> CHALLENGE
Wherever the string "that" appears, copy the whole line.

> ENTRIES SHOWN
________________

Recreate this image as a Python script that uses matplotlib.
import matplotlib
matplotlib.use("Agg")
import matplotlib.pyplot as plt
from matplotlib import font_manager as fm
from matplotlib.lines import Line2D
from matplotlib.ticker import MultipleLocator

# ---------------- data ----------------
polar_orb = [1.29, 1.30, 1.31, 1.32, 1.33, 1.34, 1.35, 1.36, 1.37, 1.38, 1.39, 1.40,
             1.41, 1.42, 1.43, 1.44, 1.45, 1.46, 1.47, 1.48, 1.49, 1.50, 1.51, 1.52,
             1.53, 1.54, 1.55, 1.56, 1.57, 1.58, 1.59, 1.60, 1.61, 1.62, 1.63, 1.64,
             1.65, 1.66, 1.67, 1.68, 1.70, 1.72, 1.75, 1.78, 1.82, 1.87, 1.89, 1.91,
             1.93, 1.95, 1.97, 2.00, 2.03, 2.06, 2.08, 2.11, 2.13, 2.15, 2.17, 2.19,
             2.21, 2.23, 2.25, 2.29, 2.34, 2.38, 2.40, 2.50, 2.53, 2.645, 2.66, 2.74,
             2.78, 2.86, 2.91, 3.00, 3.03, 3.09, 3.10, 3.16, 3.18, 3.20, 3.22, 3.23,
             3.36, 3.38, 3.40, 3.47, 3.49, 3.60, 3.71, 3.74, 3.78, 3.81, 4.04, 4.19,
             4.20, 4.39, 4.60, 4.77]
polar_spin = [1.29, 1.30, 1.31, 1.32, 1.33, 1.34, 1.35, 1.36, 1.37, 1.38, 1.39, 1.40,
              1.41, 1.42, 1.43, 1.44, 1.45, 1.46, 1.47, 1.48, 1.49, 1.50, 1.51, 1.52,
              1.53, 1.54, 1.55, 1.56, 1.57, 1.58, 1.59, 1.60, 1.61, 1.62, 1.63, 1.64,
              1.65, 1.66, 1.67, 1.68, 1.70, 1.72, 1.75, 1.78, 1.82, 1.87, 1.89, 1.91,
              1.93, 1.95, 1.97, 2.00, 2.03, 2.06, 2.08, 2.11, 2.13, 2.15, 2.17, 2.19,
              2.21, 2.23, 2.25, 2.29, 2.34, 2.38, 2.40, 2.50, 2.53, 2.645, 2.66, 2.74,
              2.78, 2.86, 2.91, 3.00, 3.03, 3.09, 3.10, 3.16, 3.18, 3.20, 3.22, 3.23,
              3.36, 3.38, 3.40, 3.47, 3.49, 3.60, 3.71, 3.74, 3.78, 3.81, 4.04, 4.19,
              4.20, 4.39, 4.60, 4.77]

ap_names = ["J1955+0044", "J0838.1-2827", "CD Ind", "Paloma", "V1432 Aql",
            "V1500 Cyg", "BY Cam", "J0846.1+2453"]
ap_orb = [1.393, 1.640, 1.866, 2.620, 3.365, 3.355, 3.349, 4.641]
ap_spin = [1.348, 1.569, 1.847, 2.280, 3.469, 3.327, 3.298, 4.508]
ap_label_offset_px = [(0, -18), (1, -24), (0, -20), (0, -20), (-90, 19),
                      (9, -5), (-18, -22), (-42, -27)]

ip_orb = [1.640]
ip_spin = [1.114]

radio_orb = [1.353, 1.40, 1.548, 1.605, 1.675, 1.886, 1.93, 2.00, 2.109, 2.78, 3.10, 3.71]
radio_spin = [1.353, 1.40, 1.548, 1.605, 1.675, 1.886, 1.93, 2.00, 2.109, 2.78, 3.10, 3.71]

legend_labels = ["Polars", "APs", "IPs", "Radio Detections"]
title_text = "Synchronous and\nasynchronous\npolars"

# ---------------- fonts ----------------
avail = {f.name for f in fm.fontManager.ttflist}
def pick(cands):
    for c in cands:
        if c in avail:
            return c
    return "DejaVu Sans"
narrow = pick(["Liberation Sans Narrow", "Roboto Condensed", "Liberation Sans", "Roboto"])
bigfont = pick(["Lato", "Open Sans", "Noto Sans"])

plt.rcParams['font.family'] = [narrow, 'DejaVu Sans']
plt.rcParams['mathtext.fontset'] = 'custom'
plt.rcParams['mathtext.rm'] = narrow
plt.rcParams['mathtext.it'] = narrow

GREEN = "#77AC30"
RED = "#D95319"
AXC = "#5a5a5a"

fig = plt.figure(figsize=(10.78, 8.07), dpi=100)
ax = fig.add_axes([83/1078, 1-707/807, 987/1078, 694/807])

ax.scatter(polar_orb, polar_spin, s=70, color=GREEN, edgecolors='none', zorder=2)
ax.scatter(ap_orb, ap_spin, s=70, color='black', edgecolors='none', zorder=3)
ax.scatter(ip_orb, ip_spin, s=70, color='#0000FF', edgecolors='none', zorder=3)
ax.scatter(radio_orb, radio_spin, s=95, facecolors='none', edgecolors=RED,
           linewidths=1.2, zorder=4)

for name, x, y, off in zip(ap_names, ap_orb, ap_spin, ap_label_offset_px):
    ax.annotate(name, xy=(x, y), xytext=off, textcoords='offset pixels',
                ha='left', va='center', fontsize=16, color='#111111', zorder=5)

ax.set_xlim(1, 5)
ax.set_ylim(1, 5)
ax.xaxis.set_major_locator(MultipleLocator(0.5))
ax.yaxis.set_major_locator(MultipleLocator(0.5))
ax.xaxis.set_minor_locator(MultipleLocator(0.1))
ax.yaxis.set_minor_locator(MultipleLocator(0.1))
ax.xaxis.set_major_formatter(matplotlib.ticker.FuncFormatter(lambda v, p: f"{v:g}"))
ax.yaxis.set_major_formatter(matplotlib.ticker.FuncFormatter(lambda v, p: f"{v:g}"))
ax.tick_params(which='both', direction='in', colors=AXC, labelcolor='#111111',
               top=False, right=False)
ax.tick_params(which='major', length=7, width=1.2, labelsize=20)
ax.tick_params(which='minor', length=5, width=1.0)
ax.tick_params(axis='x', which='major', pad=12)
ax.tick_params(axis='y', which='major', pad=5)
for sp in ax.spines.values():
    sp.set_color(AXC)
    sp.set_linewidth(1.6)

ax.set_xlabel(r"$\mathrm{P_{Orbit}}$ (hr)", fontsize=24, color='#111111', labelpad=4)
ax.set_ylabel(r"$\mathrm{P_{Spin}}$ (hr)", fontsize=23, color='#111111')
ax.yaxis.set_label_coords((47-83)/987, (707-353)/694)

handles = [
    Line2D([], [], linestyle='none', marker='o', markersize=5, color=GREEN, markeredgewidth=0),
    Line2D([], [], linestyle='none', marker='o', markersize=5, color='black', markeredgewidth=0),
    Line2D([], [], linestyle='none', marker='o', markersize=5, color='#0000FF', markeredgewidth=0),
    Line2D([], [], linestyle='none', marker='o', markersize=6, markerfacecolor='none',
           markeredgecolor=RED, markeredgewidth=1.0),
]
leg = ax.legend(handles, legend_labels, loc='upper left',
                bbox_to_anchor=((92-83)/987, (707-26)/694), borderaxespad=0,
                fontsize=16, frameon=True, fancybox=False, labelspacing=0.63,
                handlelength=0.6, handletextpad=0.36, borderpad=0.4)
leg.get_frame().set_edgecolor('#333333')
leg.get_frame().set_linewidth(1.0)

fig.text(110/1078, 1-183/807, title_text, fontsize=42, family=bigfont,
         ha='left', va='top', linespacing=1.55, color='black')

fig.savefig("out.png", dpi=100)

________________

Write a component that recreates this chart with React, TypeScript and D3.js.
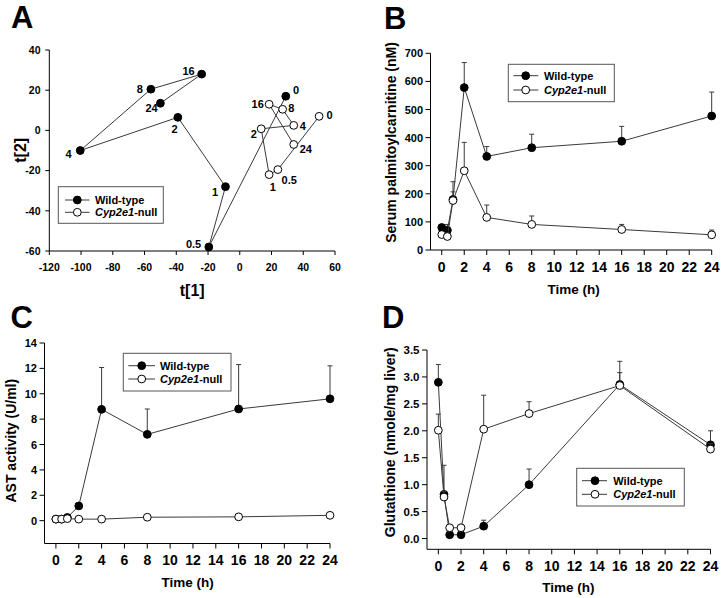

________________

> EXERCISE RESULT
Recreate this image as a Python script that uses matplotlib.
Write a component that recreates this chart with React, TypeScript and D3.js.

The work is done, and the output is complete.